M/I Homes, Inc. announced that it has commenced a registered exchange offer to exchange any and all of its $300,000,000 aggregate principal amount of 3.95% Senior Notes due 2030 which were issued in a private placement on August 23, 2021 (the “Original Notes”) for an equal principal amount of its 3.95% Senior Notes due 2030 which have been registered under the Securities Act of 1933, as amended (the “Exchange Notes”).
The exchange offer is being made to satisfy the Company’s obligations under a registration rights agreement entered into on August 23, 2021 in connection with the issuance of the Original Notes, and does not represent a new financing transaction. The Company will not receive any further proceeds from the exchange offer.
The terms of the Exchange Notes are substantially identical to the terms of the Original Notes, except that certain transfer restrictions, registration rights and additional interest provisions do not apply to the Exchange Notes. Original Notes that are not exchanged in the exchange offer will continue to be subject to the existing transfer restrictions, and the Company will generally have no further obligation to provide for the registration of those notes under the Securities Act of 1933, as amended.

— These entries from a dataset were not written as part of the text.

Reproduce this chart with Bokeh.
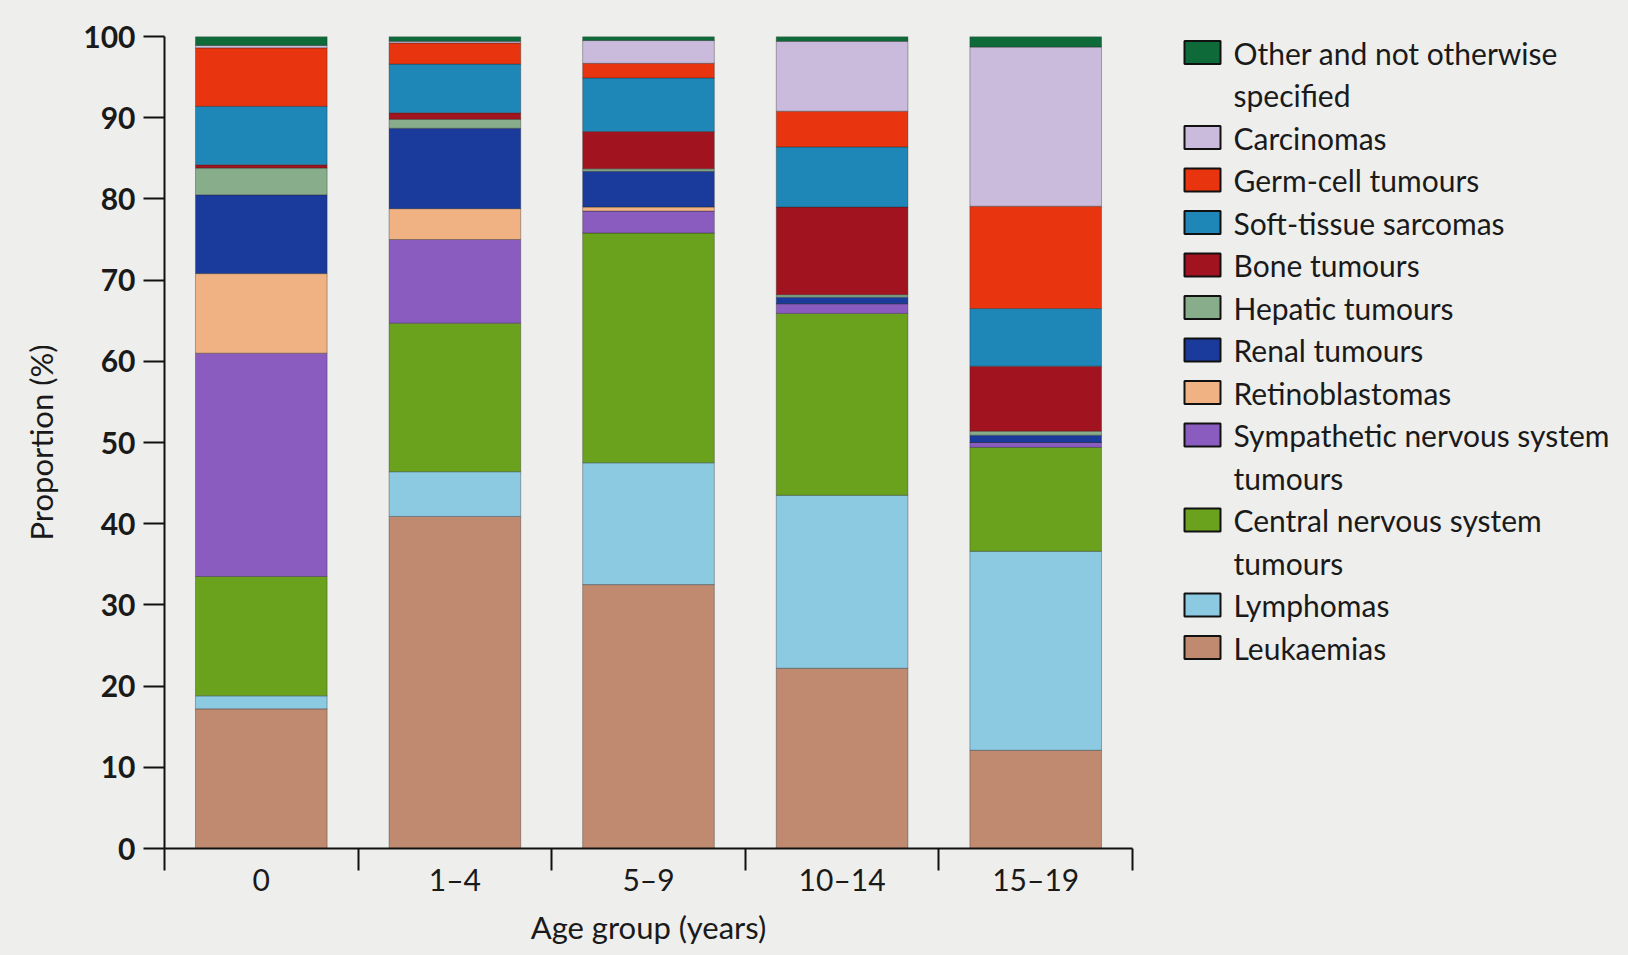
from bokeh.plotting import figure
from bokeh.models import ColumnDataSource, FixedTicker, Range1d
from bokeh.layouts import row
from bokeh.core.properties import value
from bokeh.embed import file_html
from bokeh.resources import INLINE

# ---------------- data ----------------
categories = ["0", "1–4", "5–9", "10–14", "15–19"]

leukaemias = [17.2, 40.9, 32.5, 22.2, 12.1]
lymphomas = [1.6, 5.5, 15.0, 21.3, 24.5]
cns_tumours = [14.7, 18.3, 28.3, 22.4, 12.8]
sns_tumours = [27.5, 10.3, 2.7, 1.2, 0.6]
retinoblastomas = [9.8, 3.8, 0.5, 0.0, 0.0]
renal_tumours = [9.7, 9.9, 4.4, 0.8, 0.9]
hepatic_tumours = [3.3, 1.1, 0.3, 0.3, 0.5]
bone_tumours = [0.4, 0.8, 4.6, 10.8, 8.0]
soft_tissue_sarcomas = [7.2, 6.0, 6.6, 7.4, 7.1]
germ_cell_tumours = [7.2, 2.6, 1.8, 4.4, 12.6]
carcinomas = [0.3, 0.2, 2.8, 8.6, 19.6]
other_nos = [1.1, 0.6, 0.5, 0.6, 1.3]

# stacking order, bottom to top
series_keys = ["leuk", "lymph", "cns", "sns", "retino", "renal",
               "hepatic", "bone", "sts", "gct", "carc", "other"]
series_values = [leukaemias, lymphomas, cns_tumours, sns_tumours, retinoblastomas,
                 renal_tumours, hepatic_tumours, bone_tumours, soft_tissue_sarcomas,
                 germ_cell_tumours, carcinomas, other_nos]
series_labels = ["Leukaemias", "Lymphomas", "Central nervous system\ntumours",
                 "Sympathetic nervous system\ntumours", "Retinoblastomas",
                 "Renal tumours", "Hepatic tumours", "Bone tumours",
                 "Soft-tissue sarcomas", "Germ-cell tumours", "Carcinomas",
                 "Other and not otherwise\nspecified"]
series_colors = ["#c08a70", "#8ccae2", "#6aa21e", "#8a5cc0", "#f0b282", "#1a3a9c",
                 "#87ad8b", "#a1141f", "#1f86b8", "#e8340f", "#cabbdd", "#0f6a3a"]

y_ticks = list(range(0, 101, 10))

BG = "#eeeeec"
FONT = "Lato"
TOP, BOTTOM = 36, 848   # frame edges in page pixels
H = 955

# ---------------- main chart ----------------
xpos = [i + 0.5 for i in range(len(categories))]
data = {"x": xpos}
for k, v in zip(series_keys, series_values):
    data[k] = v
source = ColumnDataSource(data)

p = figure(width=1160, height=H, x_range=Range1d(0, len(categories)),
           y_range=Range1d(0, 100), output_backend="svg", toolbar_location=None,
           min_border_left=164, min_border_right=28, min_border_top=TOP,
           min_border_bottom=H - BOTTOM)
p.background_fill_color = None
p.border_fill_color = BG
p.outline_line_color = None
p.xgrid.visible = False
p.ygrid.visible = False

p.vbar_stack(series_keys, x="x", width=0.68, color=series_colors, source=source,
             line_color="#222222", line_alpha=0.35, line_width=1)

# y axis
ya = p.yaxis[0]
ya.ticker = FixedTicker(ticks=y_ticks)
ya.major_tick_out = 21
ya.major_tick_in = 0
ya.minor_tick_out = 0
ya.minor_tick_in = 0
ya.axis_line_width = 2
ya.major_tick_line_width = 2
ya.axis_line_color = "#111111"
ya.major_tick_line_color = "#111111"
ya.major_label_standoff = 8
ya.major_label_text_font = FONT
ya.major_label_text_font_size = "30px"
ya.major_label_text_font_style = "bold"
ya.major_label_text_color = "#1a1a1a"
ya.axis_label = "Proportion (%)"
ya.axis_label_text_font = FONT
ya.axis_label_text_font_size = "31px"
ya.axis_label_text_font_style = "normal"
ya.axis_label_text_color = "#1a1a1a"
ya.axis_label_standoff = 20

# x axis: labels at category centres, ticks at category boundaries
xa = p.xaxis[0]
xa.ticker = FixedTicker(ticks=xpos, minor_ticks=list(range(len(categories) + 1)))
xa.major_label_overrides = {x: c for x, c in zip(xpos, categories)}
xa.major_tick_out = 0
xa.major_tick_in = 0
xa.minor_tick_out = 22
xa.minor_tick_in = 0
xa.minor_tick_line_width = 2
xa.minor_tick_line_color = "#111111"
xa.axis_line_width = 2
xa.axis_line_color = "#111111"
xa.major_label_standoff = -10
xa.major_label_text_font = FONT
xa.major_label_text_font_size = "30px"
xa.major_label_text_color = "#1a1a1a"
xa.axis_label = "Age group (years)"
xa.axis_label_text_font = FONT
xa.axis_label_text_font_size = "31px"
xa.axis_label_text_font_style = "normal"
xa.axis_label_text_color = "#1a1a1a"
xa.axis_label_standoff = 8

# ---------------- legend panel (coordinates = page pixels) ----------------
LX0 = 1160
lg = figure(width=1628 - LX0, height=H, x_range=Range1d(LX0, 1628),
            y_range=Range1d(BOTTOM, TOP),
            output_backend="svg", toolbar_location=None,
            x_axis_location=None, y_axis_location=None,
            min_border_left=0, min_border_right=0, min_border_top=TOP,
            min_border_bottom=H - BOTTOM)
lg.background_fill_color = None
lg.border_fill_color = BG
lg.outline_line_color = None
lg.xgrid.visible = False
lg.ygrid.visible = False

line_y0 = 52
line_step = 42.5
sq_x, sq_y, sq_c = [], [], []
tx, ty, tt = [], [], []
line_idx = 0
for lab, col in zip(reversed(series_labels), reversed(series_colors)):
    parts = lab.split("\n")
    yy = line_y0 + line_step * line_idx
    sq_x.append(1202)
    sq_y.append(yy)
    sq_c.append(col)
    for j, part in enumerate(parts):
        tx.append(1233)
        ty.append(yy + line_step * j)
        tt.append(part)
    line_idx += len(parts)

lg.rect(x=sq_x, y=sq_y, width=36, height=23, fill_color=sq_c,
        line_color="#111111", line_width=2)
lg.text(x=tx, y=ty, text=tt, text_baseline="middle", text_align="left",
        text_font=value(FONT), text_font_size="30px", text_color="#1a1a1a")

layout = row(p, lg, spacing=0, styles={"background-color": BG})
open("out.html", "w").write(file_html(layout, INLINE))
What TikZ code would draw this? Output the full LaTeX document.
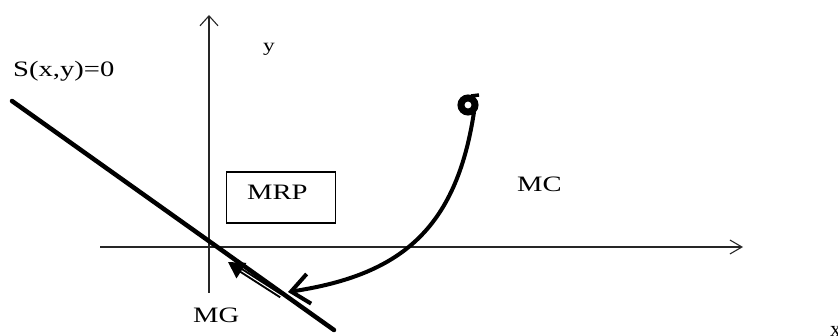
\documentclass[tikz,border=0pt]{standalone}
\usepackage{fontspec}
\setmainfont{Liberation Serif}
\usetikzlibrary{arrows.meta}
\begin{document}
\begin{tikzpicture}[x=1pt,y=-1pt,
  lbl/.style={inner sep=0pt,anchor=base west,font=\fontsize{22}{24}\selectfont},
  axis/.style={line width=1.1pt,draw=black!85},
  thickline/.style={line width=4.5pt,line cap=round},
  ]
\useasboundingbox (0,0) rectangle (838,336);
% coordinates
\coordinate (yb) at (209,293);
\coordinate (yt) at (209,15);
\coordinate (xl) at (100,247);
\coordinate (xr) at (743,247);
\coordinate (ls) at (12,101);
\coordinate (le) at (334,330);
\coordinate (ds) at (281,296);
\coordinate (dt) at (228,262);
\coordinate (cs) at (474,112);
\coordinate (ce) at (288,292);
% axes
\draw[axis,-{Straight Barb[length=10pt,width=18pt,line width=1.1pt]}] (yb) -- (yt);
\draw[axis,-{Straight Barb[length=12pt,width=14pt,line width=1.1pt]}] (xl) -- (xr);
% S line
\draw[thickline] (ls) -- (le);
% small double arrow
\draw[line width=2pt,double=white,double distance=1pt,-{Triangle[length=16pt,width=18pt]}] (ds) -- (dt);
% loop and curved arrow
\coordinate (loop) at (468,105);
\draw[line width=7pt] (loop) circle (7pt);
\draw[line width=3.5pt] (471,96) -- (479,95);
\draw[line width=4pt,-{Straight Barb[length=18pt,width=30pt,line width=4pt]}] (cs) .. controls (456,230) and (400,275) .. (ce);
% box
\node[draw,line width=1.2pt,minimum width=109pt,minimum height=51pt,inner sep=0pt] (mrpbox) at (281,197.5) {};
% labels
\node[lbl] (slab) at (13,77) {\scalebox{1.3}[1]{S(x,y)=0}};
\node[lbl] (ylab) at (263,52) {\scalebox{1.3}[1]{\fontsize{18}{20}\selectfont y}};
\node[lbl] (mrp) at (247,200) {\scalebox{1.3}[1]{MRP}};
\node[lbl] (mc) at (517,192) {\scalebox{1.3}[1]{MC}};
\node[lbl] (mg) at (193,323) {\scalebox{1.3}[1]{MG}};
\node[inner sep=0pt,anchor=north west,font=\fontsize{22}{24}\selectfont] (xlab) at (830,326) {x};
\end{tikzpicture}
\end{document}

The exchange offer will expire at 12:00 midnight, New York City time, on November 4, 2021, unless extended by the Company. Tenders of Original Notes must be validly made at or prior to the expiration time and may be withdrawn at any time prior to the expiration time.
The terms of the exchange offer are set forth in a prospectus dated October 7, 2021 and the related letter of transmittal. Requests for assistance or for copies of documents related to the exchange offer, including the prospectus and the letter of transmittal, should be directed to the exchange agent, U.S. Bank National Association, at (800) 934-6802.
This press release is not an offer to buy or sell or the solicitation of an offer to buy or sell any of the securities described herein, nor shall there be any offer, solicitation or sale of such securities in any jurisdiction in which such offer, solicitation or sale would be unlawful. A registration statement on Form S-4 relating to the exchange offer was declared effective by the Securities and Exchange Commission on October 7, 2021. The exchange offer is being made only pursuant to the exchange offer documents that are being distributed to holders of the Original Notes, including the prospectus dated October 7, 2021 and the related letter of transmittal.
M/I Homes, Inc. is one of the nation’s leading builders of single-family homes, having sold nearly 140,000 homes. The Company’s homes are marketed and sold primarily under the M/I Homes Brand. The Company has homebuilding operations in Columbus and Cincinnati, Ohio; Indianapolis, Indiana; Chicago, Illinois; Minneapolis/St. Paul, Minnesota; Detroit, Michigan; Tampa, Sarasota and Orlando, Florida; Austin, Dallas/Fort Worth, Houston and San Antonio, Texas; and Charlotte and Raleigh, North Carolina.